Horton Foote, Author


(Image credit: Findagrave.com)

Albert Horton Foote, Jr.  was born in 1916 in Wharton, Wharton County, Texas which is located about halfway between Rosenberg and El Campo on Highway 59, heading southwest from Houston.  His parents were Albert Horton Foote, Sr. and Harriet Gautier Brooks Foote, both of whom native Texans.  Horton was the oldest of three brothers including Tom Brooks Foote and John Speed Foote.  The brothers were all named for ancestors, with Horton being named for ancestors on his father’s side.  Horton’s great great grandfather Stephen Daniel Foote had come to Texas from Virginia just before the Civil War.  His paternal Texas roots were deep.

His great grandmother was Corrie Horton who was the granddaughter of Albert Clinton Horton, the first Lieutenant Governor of Texas.  Albert Clinton Horton had been a member of Alabama State House Of Representives from 1829-30 and 1833-34.  Upon moving to Texas in 1835, he enlisted as a colonel in the Texas Army during the Texas Revolution.  After Texas became a republic, A. C. Horton served as a member of the Texas Senate for a few years.  During the revolution, Horton served under Fannin.  He led engagements against the Mexican Army but was separated from Fannin at the time of the Goliad massacre of Fannin and his men.  Horton and his men approached Goliad but hearing the musket fire, retreated.  Horton later found out that Fannin and his men had been killed.  Horton’s actions probably saved his men from almost certain death, but it is said that he felt remorse nevertheless for not having taken part in the battle.  Horton ran again for public office after serving as Lieutenant Governor, but was unsuccessful, possibly influenced by the Goliad incident.  He eventually retired to private life.  Horton died in 1865 and is buried in the Matagrorda area.
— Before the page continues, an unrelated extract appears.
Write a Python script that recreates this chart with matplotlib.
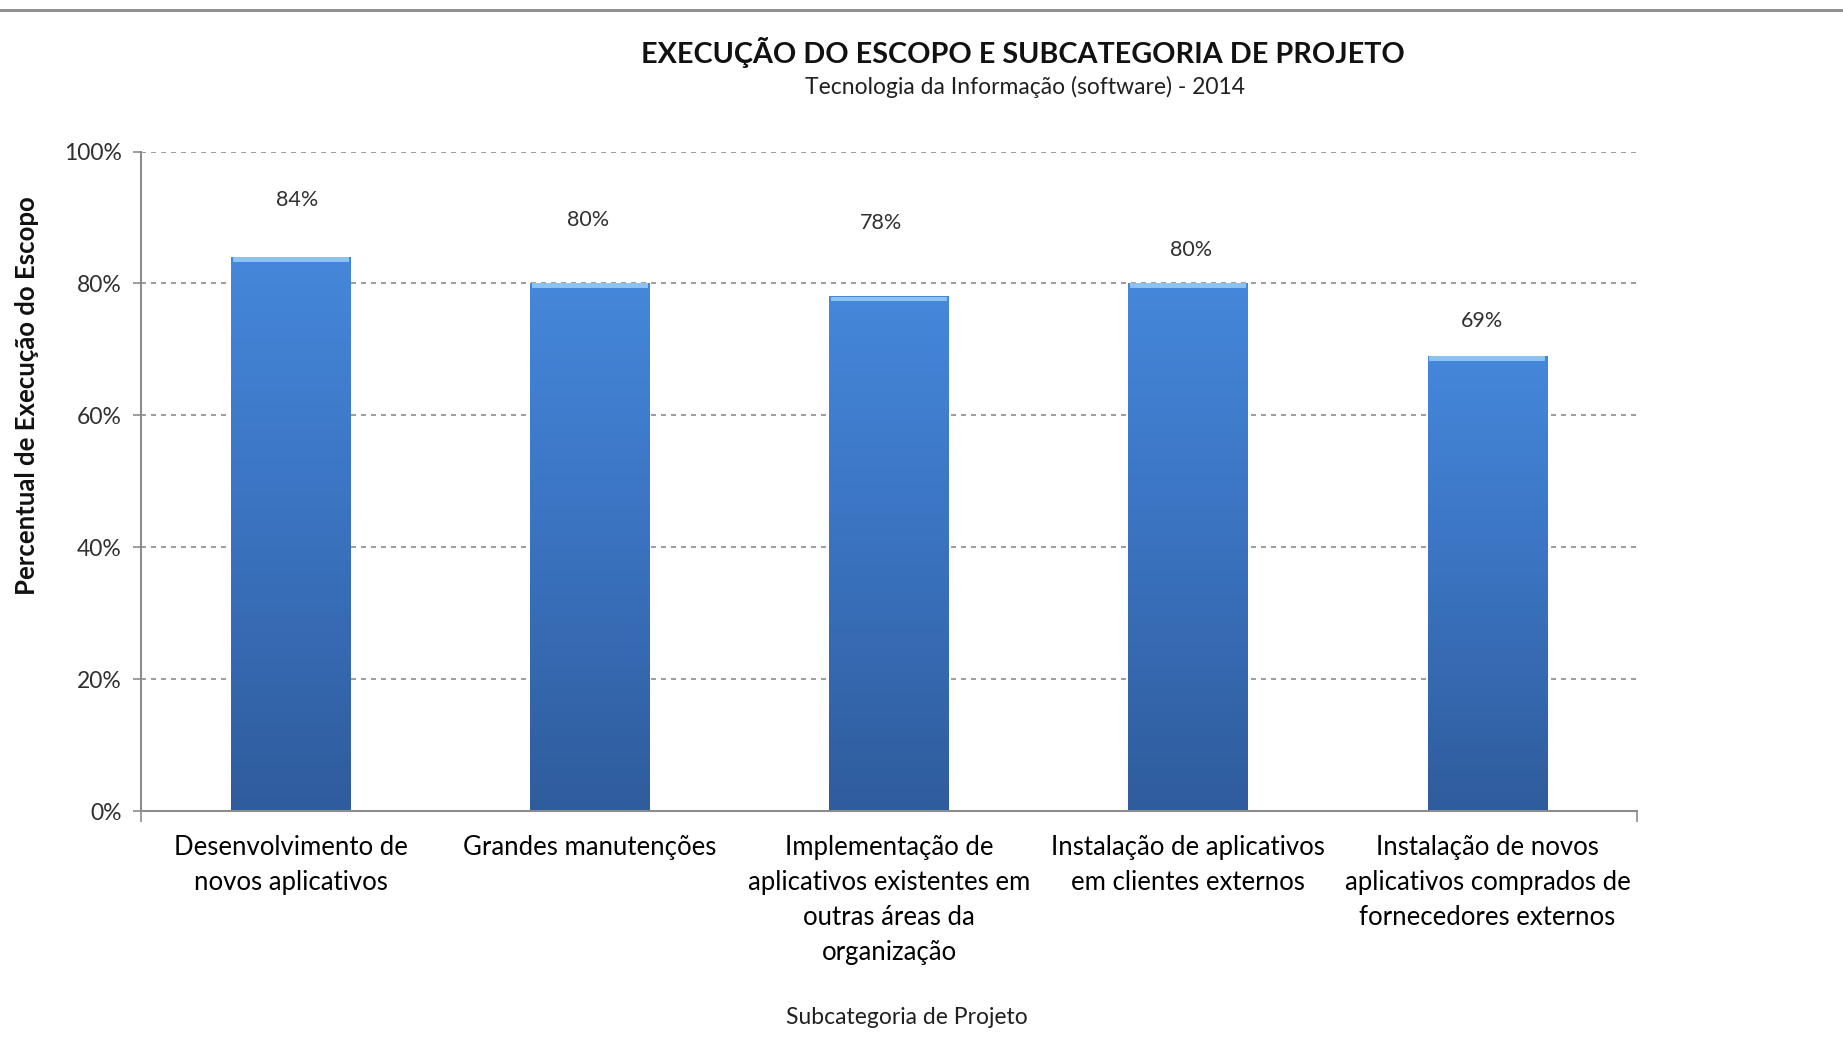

Young Albert Horton Foote, Jr. was first drawn to acting, referring to the profession as his “calling.”  At age 16 he began to study acting at the Pasadena (California) Playhouse in the early 1930s.  The transition to writing was a natural progression, and he began writing more and more as the 1940s unfolded.  He received more aclaim for his writing than for his acting, so he finally devoted himself to writing as a career.  He was quite active in television in its early days and wrote scripts for theatrical series including Playhouse 90 and the Philco Television Playhouse.  His plays began to be produced on Broadway.  One of his early screen adaptations was To Kill a Mockingbird, from the 1960 novel by Harper Lee.  Foote was nominated for an Academy Award, but was not in attendence at the Oscar ceremony when he won the award for best screenplay adapted from another medium.  This was also his first time to work with actor Robert Duvall who made his film debut playing the character Boo Radley.  Foote is said to have recommended Duvall for the part.  The two would work together again, including Duvall’s portrayal of lead character Mac Sledge in Foote’s 1983 film Tender Mercies.  Foote’s screenplay again was nominated and won an Academy Award for best screenplay written directly for the screen.

His work was once more recognized for the 2014 television film The Trip to Bountiful, starring Cicely Tyson and other actors.  Few people probably were aware that this work had earlier been produced for television in 1953, starring Lillian Gish, Eileen Heckart and others.

His film and television credits date from 1951 and extend to 2015 listing dozens and dozens of projects.  He acknowledged that a number of his works were either autobiographical or are based upon personal experiences of members of his family.  Common themes were his characters’ desire to belong, how they deal with personal tragedies and the longing and need for a home.  Foote also wrote The Orphan’s Home Cycle, a trilogy of plays each composed of three one-act plays.  The work has been well received and also has autobiographical elements.

Foote was not always pleased with the treatments his work received but was confident in his craft.  He also was well aware of the capricious nature of what is popular, and how it may quickly change.

Horton and his wife Lillian Vallish Foote were the parents of four children, one of whom is a playwright (Daisy Brooks Foote) and another is a director (Walter Vallish Foote).  Horton was the cousin of writer Shelby Foote and Actor/Director Peter Masterson and his daughter actress Mary Stuart Masterson.

After a long and successful career, Foote died of natural causes in 2009 at the age of 92.  Foote was living in Connecticut at the time of his death, but he was interred in Wharton City Cemetery in his home town of Wharton, Texas.

He was honored with the Academy Awards, the Pulitzer Price for Drama and an Emmy Award.  He was the inaugural winner of the Austin Film Festival’s distinguished screenwriter award and was awarded the American National Medal of the Arts in 2000 by the National Endowment of the Arts.  He was honored with the Wlliam Inge Award for Lifetime Achievement in American Theater in 1989, a Gold Medal for Drama from the Academy of Arts and Letters in 1998 and numerous others.